In total, the investment provided for SEENET-MTP from international funds, its members, national funds and in-kind support amounts to almost €1 million. It is quite an achievement – if we consider that the results rely mostly on the efforts and good will of many individuals – but it is still much less than an average “EU project”. This raises important questions about maintaining SEENET-MTP’s efforts.
SEENET-MTP has “thermalised” the system – the network has made people in the region interact. Yet today, we find ourselves asking similar questions that its founders asked themselves 15 years ago. Is there something specific to southeast Europe that deserves special treatment? Is there something specific in high-energy theoretical physics that merits specific funding? Is the financing of high-energy physics primarily a responsibility of governments? And, if so, can Balkan countries do it properly?
Is there something specific to southeast Europe that deserves special treatment?
If the answers to the first three questions are “yes”, and to the last one “no”, a pressing issue concerns extra funding and the role of the European Union (EU). In the six or seven countries in the region that are not yet members of the EU (and which have a very unclear perspective about joining), we need to work out how to fund fundamental sciences in a similar way that Poland, Czech Republic, or “older” EU countries do. At the same time, it is important to consider the future roles of non-EU institutions such as CERN and the ICTP. The recent accession of Serbia to CERN as a full member state, and with Croatia and Slovenia in the process of joining, are promising signs towards closer European integration.
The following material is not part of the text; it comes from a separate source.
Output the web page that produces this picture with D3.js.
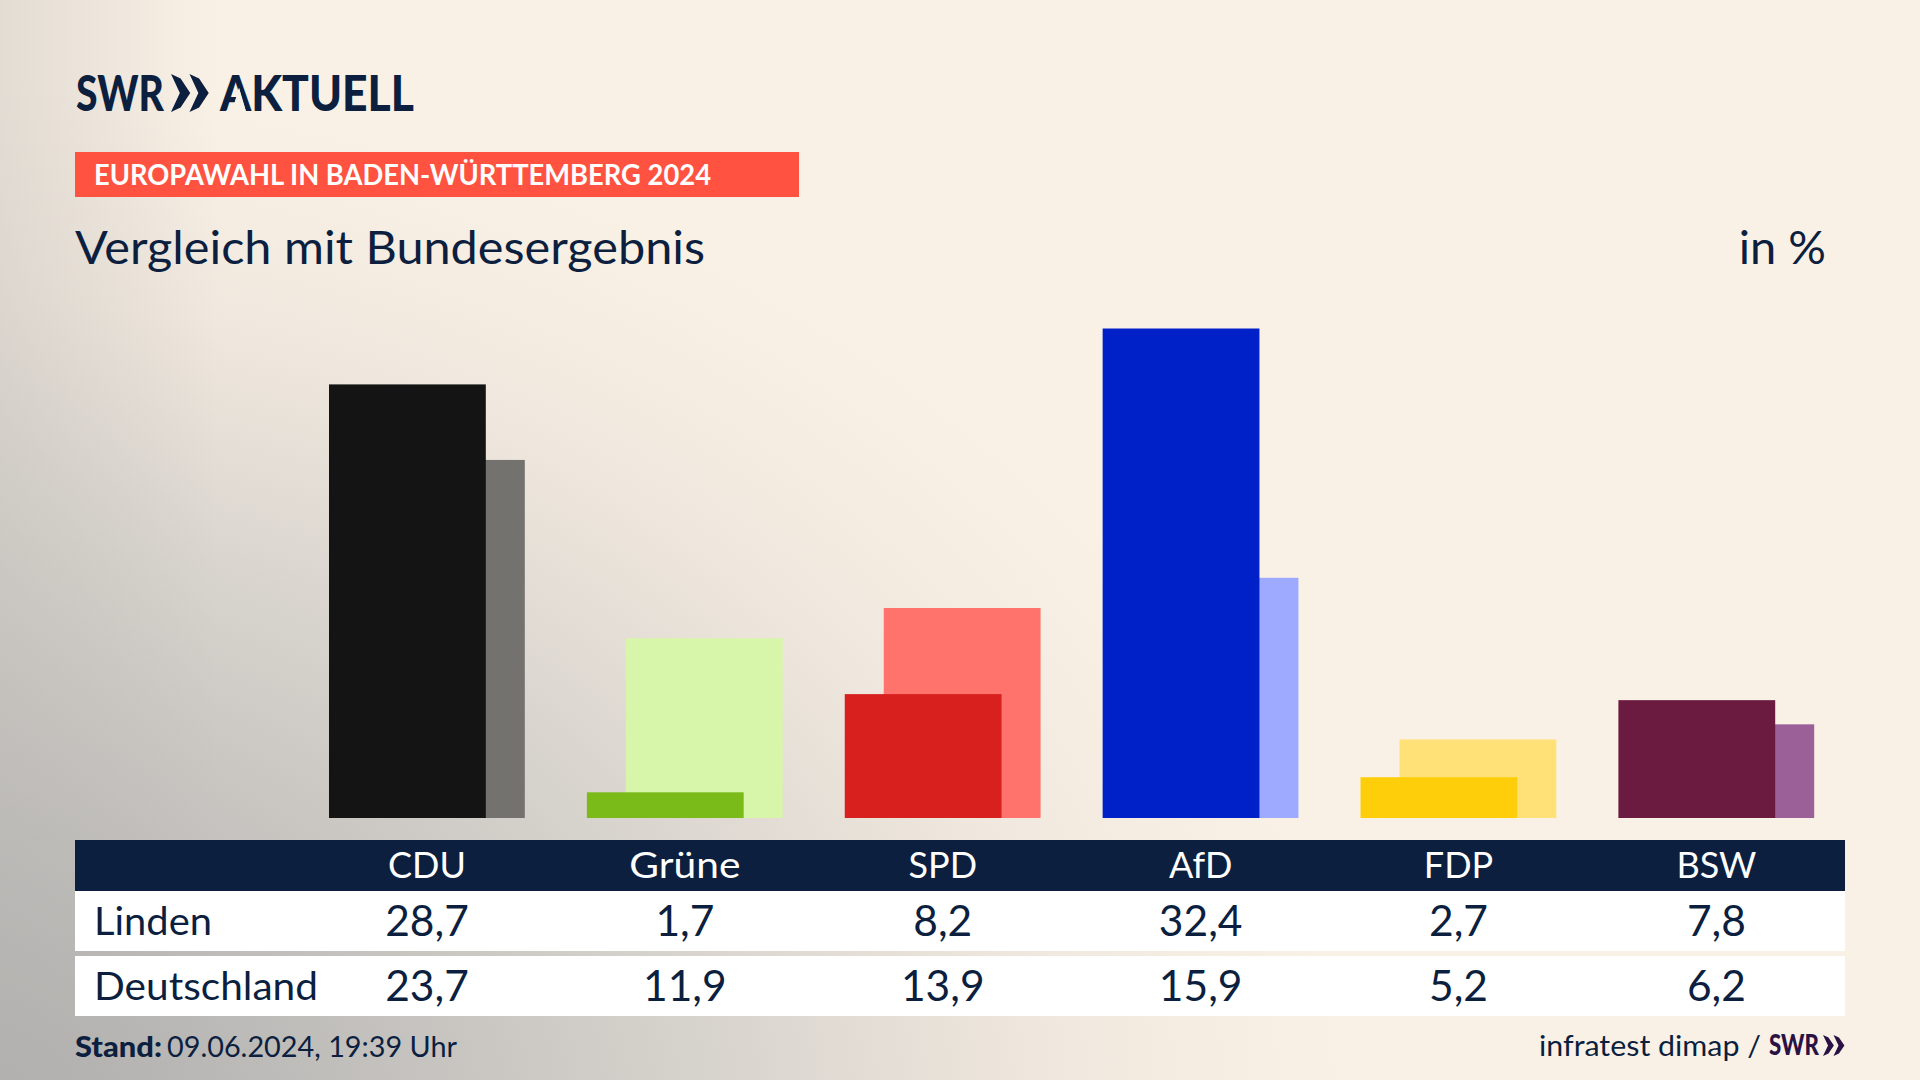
<!DOCTYPE html>
<html lang="de"><head><meta charset="utf-8"><title>Europawahl</title>
<script src="https://cdn.jsdelivr.net/npm/d3@7"></script>
<style>html,body{margin:0;padding:0;background:#faf1e6;overflow:hidden}svg{display:block}text{font-family:Lato,"Noto Sans",sans-serif}</style>
</head><body><svg id="c" width="1920" height="1080" viewBox="0 0 1920 1080"></svg>
<script>
const parties=["CDU","Grüne","SPD","AfD","FDP","BSW"];
const linden=[28.7,1.7,8.2,32.4,2.7,7.8];
const deutschland=[23.7,11.9,13.9,15.9,5.2,6.2];
const lindenLabels=["28,7","1,7","8,2","32,4","2,7","7,8"];
const deutschlandLabels=["23,7","11,9","13,9","15,9","5,2","6,2"];
const lindenColors=["#141414","#7abb1a","#d8201f","#0020c8","#ffce0a","#6b1a40"];
const deutschlandColors=["#73726f","#d8f6aa","#ff736c","#9eaaff","#ffe177","#9c6098"];
const rowNames=["Linden","Deutschland"];
const NAVY="#0c1f3f";
const svg=d3.select("#c");
const defs=svg.append("defs");
const g1=defs.append("radialGradient").attr("id","bg").attr("gradientUnits","userSpaceOnUse")
 .attr("cx",0).attr("cy",0).attr("r",1).attr("gradientTransform","translate(-100,1130) scale(1450,1050)");
[[0,"#aaa9a8"],[.3,"#c0bebb"],[.55,"#d6d2cc"],[.8,"#f0e8de"],[1,"#faf1e6"]].forEach(d=>g1.append("stop").attr("offset",d[0]).attr("stop-color",d[1]));
const g2=defs.append("linearGradient").attr("id","edge").attr("gradientUnits","userSpaceOnUse").attr("x1",0).attr("x2",220).attr("y1",0).attr("y2",0);
[[0,"#b6b4b0",.34],[1,"#b6b4b0",0]].forEach(d=>g2.append("stop").attr("offset",d[0]).attr("stop-color",d[1]).attr("stop-opacity",d[2]));
const paintBg=sel=>{sel.attr("fill","#faf1e6");};
svg.append("rect").attr("width",1920).attr("height",1080).call(paintBg);
svg.append("rect").attr("width",1920).attr("height",1080).attr("fill","url(#bg)");
svg.append("rect").attr("width",1920).attr("height",1080).attr("fill","url(#edge)");

const T=(x,y,s,size,opt={})=>svg.append("text").attr("x",x).attr("y",y).text(s)
 .attr("font-size",size).attr("fill",opt.fill||NAVY).attr("font-weight",opt.w||400)
 .attr("text-anchor",opt.a||"start")
 .call(t=>{if(opt.len)t.attr("textLength",opt.len).attr("lengthAdjust","spacingAndGlyphs")});
const pts=a=>a.map(p=>p.join(",")).join(" ");
const chevrons=(x,y,h,w,fill)=>{[0,.5].forEach(o=>{const X=x+o*w,b=w*.52;
 svg.append("polygon").attr("fill",fill).attr("points",pts([[X,y],[X+b*.5,y+h*.12],[X+b,y+h/2],[X+b*.5,y+h*.88],[X,y+h],[X+b*.46,y+h/2]]));});};

// logo
T(76,111,"SWR",50,{w:900,len:88});
chevrons(171,74,38,37,NAVY);
T(220,111,"AKTUELL",50,{w:900,len:194});
// open the A of the wordmark into the logo's bar-less form
["#faf1e6","url(#bg)","url(#edge)"].forEach(f=>svg.append("polygon").attr("fill",f).attr("points",pts([[239,88],[232,111.5],[246,111.5]])));
// band
svg.append("rect").attr("x",75).attr("y",152).attr("width",724).attr("height",45).attr("fill","#ff5240");
T(94,185,"EUROPAWAHL IN BADEN-WÜRTTEMBERG 2024",28,{fill:"#fff",w:700,len:617});
T(75,264,"Vergleich mit Bundesergebnis",46,{len:630});
T(1826,264,"in %",47,{a:"end"});

// scales
const x=d3.scalePoint().domain(parties).range([426,1715.4]);
const y=d3.scaleLinear().domain([0,32.4]).range([818,328.5]);
const bw=156.8,off=[-97,-58];
const rows=parties.map((p,i)=>({p,l:linden[i],d:deutschland[i],lc:lindenColors[i],dc:deutschlandColors[i]}));
svg.append("g").selectAll("rect").data(rows).join("rect")
 .attr("x",d=>x(d.p)+off[1]).attr("width",bw).attr("y",d=>y(d.d)).attr("height",d=>y(0)-y(d.d)).attr("fill",d=>d.dc);
svg.append("g").selectAll("rect").data(rows).join("rect")
 .attr("x",d=>x(d.p)+off[0]).attr("width",bw).attr("y",d=>y(d.l)).attr("height",d=>y(0)-y(d.l)).attr("fill",d=>d.lc);

// table
svg.append("rect").attr("x",75).attr("y",840).attr("width",1770).attr("height",51).attr("fill",NAVY);
svg.append("rect").attr("x",75).attr("y",891).attr("width",1770).attr("height",60).attr("fill","#fff");
svg.append("rect").attr("x",75).attr("y",956).attr("width",1770).attr("height",60).attr("fill","#fff");
parties.forEach((p,i)=>{
 T(x(p)+1,878,p,36,{fill:"#fff",a:"middle",len:p==="Grüne"?111:null});
 T(x(p)+1,936,lindenLabels[i],42.5,{a:"middle"});
 T(x(p)+1,1001,deutschlandLabels[i],42.5,{a:"middle"});
});
T(94,935,rowNames[0],38,{len:118});
T(94,1000,rowNames[1],38,{len:224});

// footer
T(75,1057,"Stand:",29,{w:900,len:87});
T(167,1057,"09.06.2024, 19:39 Uhr",28,{len:290});
T(1539,1056,"infratest dimap /",29,{len:222});
T(1769,1055,"SWR",28,{w:900,fill:"#2a1245",len:50});
chevrons(1823,1035,21,21,"#2a1245");
</script></body></html>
Networking is the most natural and promising auxiliary mechanism to preserve and build local capacity in fundamental physics in the region. The next SEENET Scientific-Advisory Committee and its Council meeting will take place at ICTP Trieste from 20 to 23 October. It will be the right place, if not the last possibility, to transfer the initial ideas and achieved results to an EU-supported project to bolster best practice in the Balkans.